LOS ANGELES -- Democrats Hillary Rodham Clinton and Barack Obama drew sharp distinctions Thursday on Iraq, health care and immigration, facing off in their only one-on-one debate before a pivotal set of contests next week.

The last two Democrats standing agreed on two things: Either of them represents a stark change from President Bush, and one will be the nation's first woman or African-American president. But Clinton drew laughs with her pitch to succeed Bush.

"It did take a Clinton to clean (up) after the first Bush, and I think it might take another one to clean up after the second Bush," she said.

The rivals are trying to define each other for voters in 22 states from California to New York who take part in primaries and caucuses on Tuesday. Their race is close: Each has two major-state victories apiece, while Clinton also won "beauty contests" in Michigan and Florida that awarded no delegates.

The Iraq war was a flash point, as it has been since the campaign began in earnest last year. Obama reinforced a point he has made often: that he was against the war "from the beginning" and Clinton supported the invasion of Iraq with her 2002 vote to give Bush the authority to use military force.

Obama said he would make a stronger Democratic nominee in November because he offers "a clear contrast as somebody who never supported this war.

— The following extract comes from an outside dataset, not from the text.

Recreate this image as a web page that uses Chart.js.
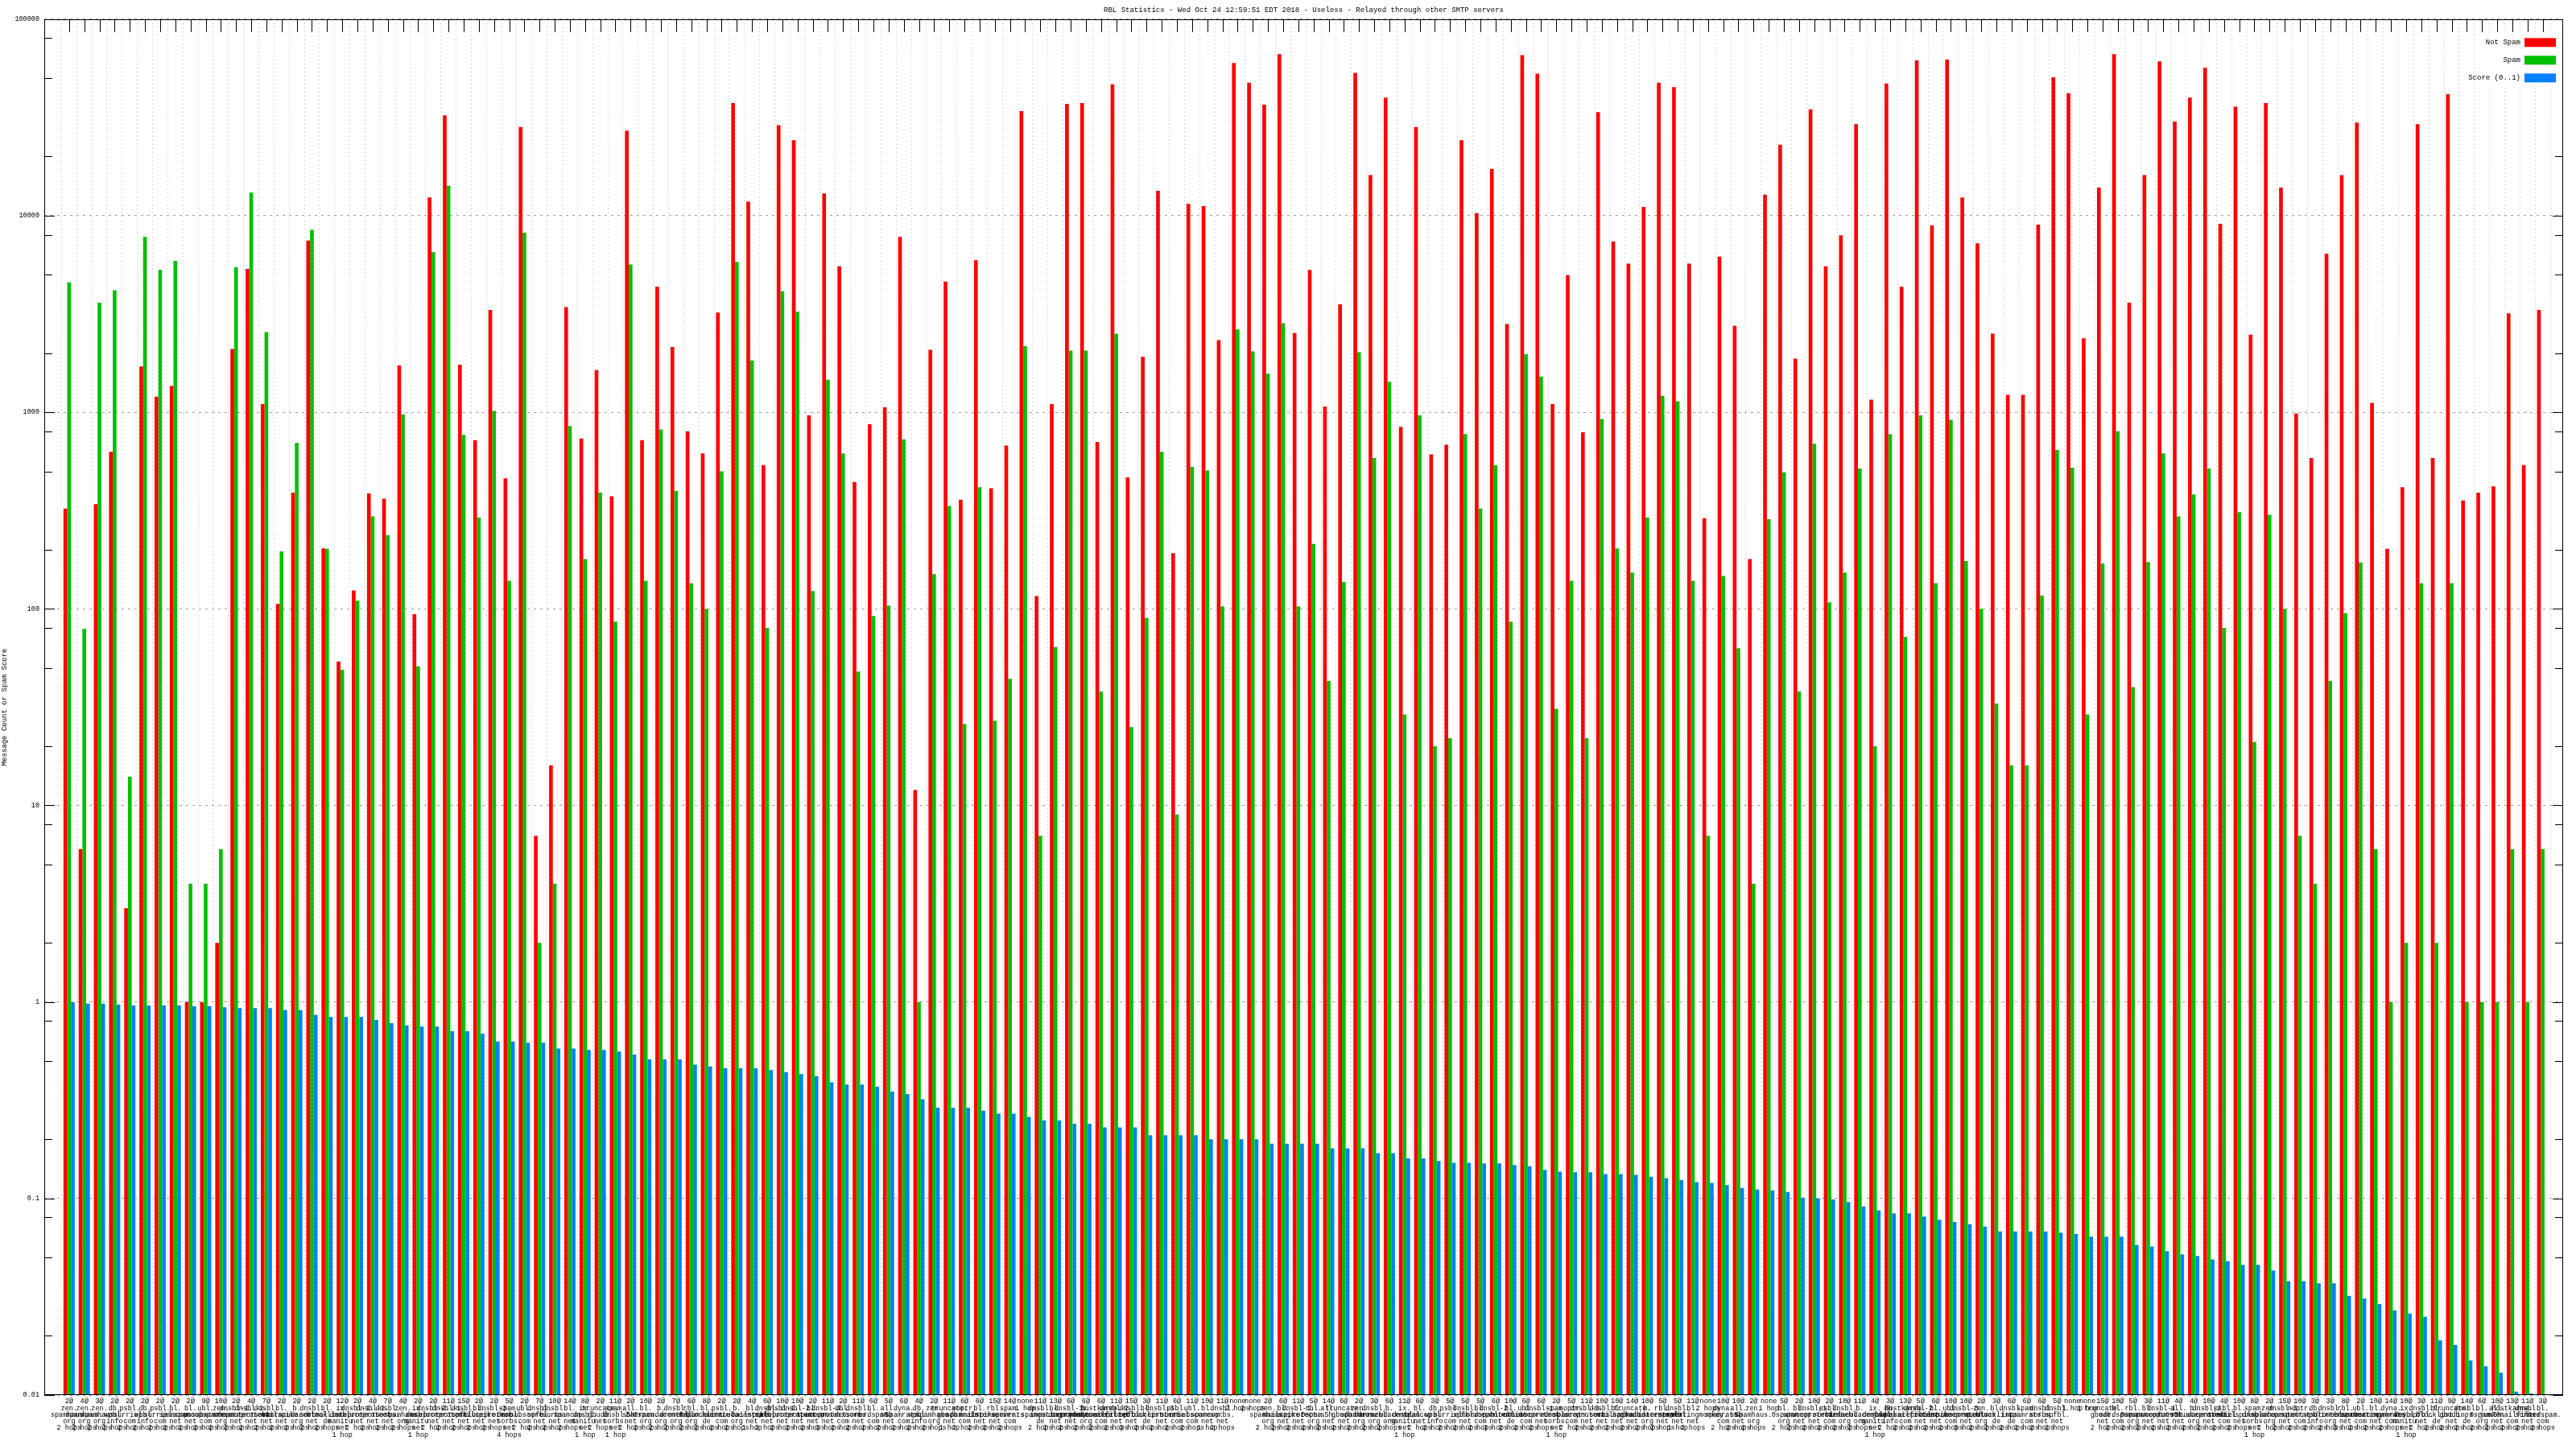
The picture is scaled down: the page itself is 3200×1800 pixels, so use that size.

The question is: Can we make an argument that this was a conceptually flawed mission from the start?"

Clinton said she did not believe a Republican nominee could use the Iraq war against either Democratic candidate. "I think the Democrats have a much better grasp of the reality of the situation," she said.

She stressed that her Iraq vote in 2002 was a "sincere vote based on my assessment at the time" and "was not authority for a pre-emptive war."

Both Democrats took shots at GOP front-runner John McCain, pointing out his support of Bush's plan to temporarily increase U.S. troops in Iraq. Clinton knocked the Arizona senator for calling her plan to withdraw troops "surrender." Obama criticized him for wanting to make permanent tax cuts Bush supported in 2001 and 2003, after initially voting against them.